All these storylines have one thing in common: they started with the characters facing intractable problems that, to the extent they were “solved” at all, left the characters in an even worse place with even bigger problems. One of the miracles of this show is how expertly it continues to ratchet up the tension, making it increasingly difficult to see any kind of happy ending for anyone, no matter their national allegiance, illustrating the true theme of the series as a whole: the corrosive nature of mutual suspicion.

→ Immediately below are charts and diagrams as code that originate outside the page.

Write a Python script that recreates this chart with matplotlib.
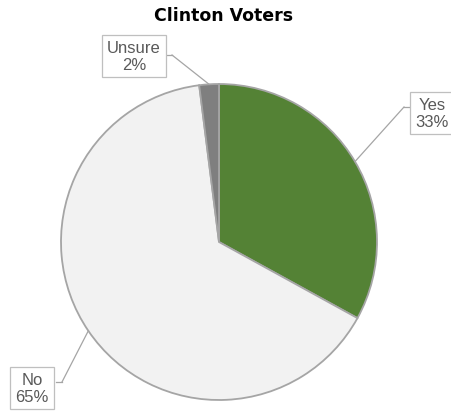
import numpy as np
from matplotlib import pyplot as plt

# Survey answers of Clinton voters
answers = ['Yes', 'No', 'Unsure']
shares = [33, 65, 2]
slice_colors = ['#548235', '#F2F2F2', '#7F7F7F']

# where each callout box sits (canvas pixels, y measured upward)
label_spots = [(432, 300), (32, 25), (134, 357)]
elbow_spots = [(404, 306), (62, 31), (172, 358)]

fig = plt.figure(figsize=(4.52, 4.14), dpi=100)
ax = fig.add_axes([0, 0, 1, 1])

center = (219, 171)
radius = 158
wedges, _ = ax.pie(shares, colors=slice_colors, startangle=90, counterclock=False,
                   center=center, radius=radius, frame=True,
                   wedgeprops=dict(edgecolor='#A5A5A5', linewidth=1.3))
ax.set_xlim(0, 452)
ax.set_ylim(0, 414)
ax.set_aspect('equal')
ax.axis('off')

for w, name, val, spot, elbow in zip(wedges, answers, shares, label_spots, elbow_spots):
    mid = np.deg2rad((w.theta1 + w.theta2) / 2)
    tip = (center[0] + radius * np.cos(mid), center[1] + radius * np.sin(mid))
    ax.plot([tip[0], elbow[0]], [tip[1], elbow[1]], color='#A5A5A5', lw=0.9)
    side = 1 if spot[0] > elbow[0] else -1
    ax.plot([elbow[0], elbow[0] + side * 6], [elbow[1], elbow[1]], color='#A5A5A5', lw=0.9)
    ax.text(spot[0], spot[1], f'{name}\n{val}%', ha='center', va='center',
            fontsize=12, family='Liberation Sans', color='#595959', linespacing=1.15,
            bbox=dict(boxstyle='square,pad=0.3', fc='white', ec='#BFBFBF', lw=0.9))

ax.text(224, 407, 'Clinton Voters', ha='center', va='top', fontsize=12.5,
        fontweight='heavy', family='DejaVu Sans', color='black')

plt.savefig('out.png', dpi=100)
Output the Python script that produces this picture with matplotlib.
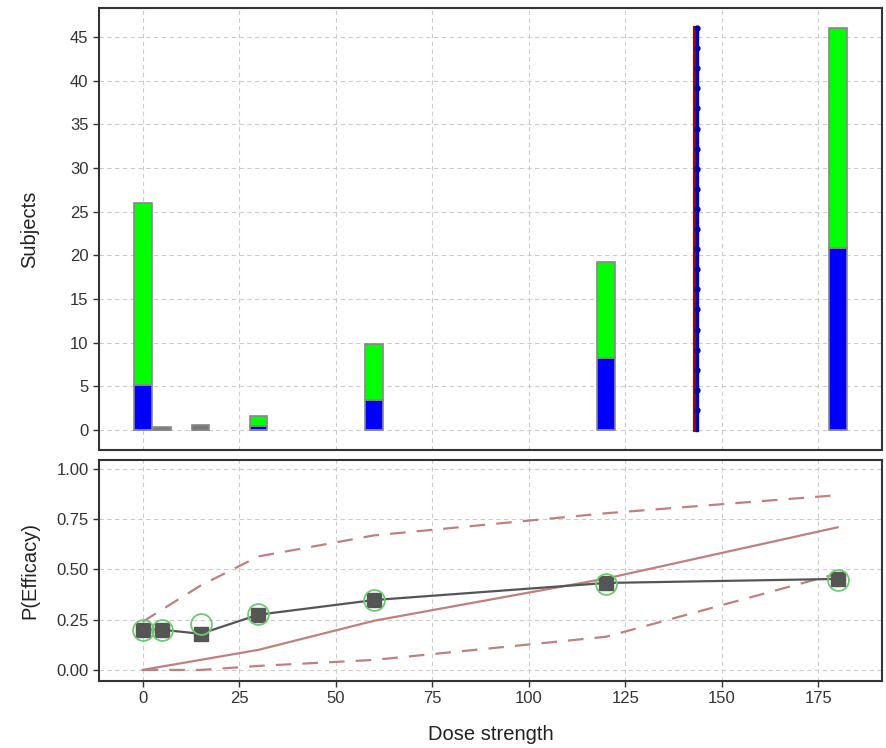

That theme continues in season 5, even if Phillip and Elizabeth’s vacation most definitely does not. In addition to managing Paige’s increasingly dangerous relationship with the FBI agent’s kid across the street, they’ve got to manage her PTSD from the incident with the muggers. Unbeknowst to them, Phillip’s son from before he and Elizabeth were sent to the US is on his way to find him. They’ve got new cover identities as an airline pilot and stewardess, complete with (another) giant house and an adopted Vietnamese son, working to get close to the family of a Russian defector apparently working on a plot to attack the Soviet food supply, even as Oleg, now safe back in the Soviet Union, begins an investigation into corruption in Soviet food administration agencies. “Everyone knows the Soviets don’t play by the rules,” Stan is told by a superior, and though the Glanders weapon was indeed beyond the pale, a U.S. attack on Soviet agriculture would be no more defensible. In the early episodes of season 5 (I’ve seen the first three), there is enough to keep the wavering Jenningses, who are finding it harder and harder to imagine any kind of Russian homecoming, in line. Though their younger child, Henry, is still in the dark about what his parents (and now his sister) are really up to and Paige has her doubts, Tuan (the fake Vietnamese adoptee) is like the hardcore true-believer disciple they never had, showing them that however difficult it may be to have to manage the truth for their kids, the alternative may be even worse.

For fans of The Americans, I don’t know what else to tell you except this is another season of The Americans, as tightly plotted and as unbearably tense as each season before it. For non-fans of the show, I would strongly encourage you to get caught up (seasons 1-4 are available on Amazon) in time for the end of this season and the sixth and final season coming next year. Superior writing, superior performances, superior soundtrack choices (Devo and Roxy Music both turn up in the early episodes) and superior disguises (at long last, Phillip gets to try out a cowboy look) make for superior TV. We all know what happened to the Soviet Union, so we all know where this story is going, but I wouldn’t miss the telling for all the tea in Russia.

New episodes of The Americans air at 10pm ET Tuesdays on FX and will be available next day on demand.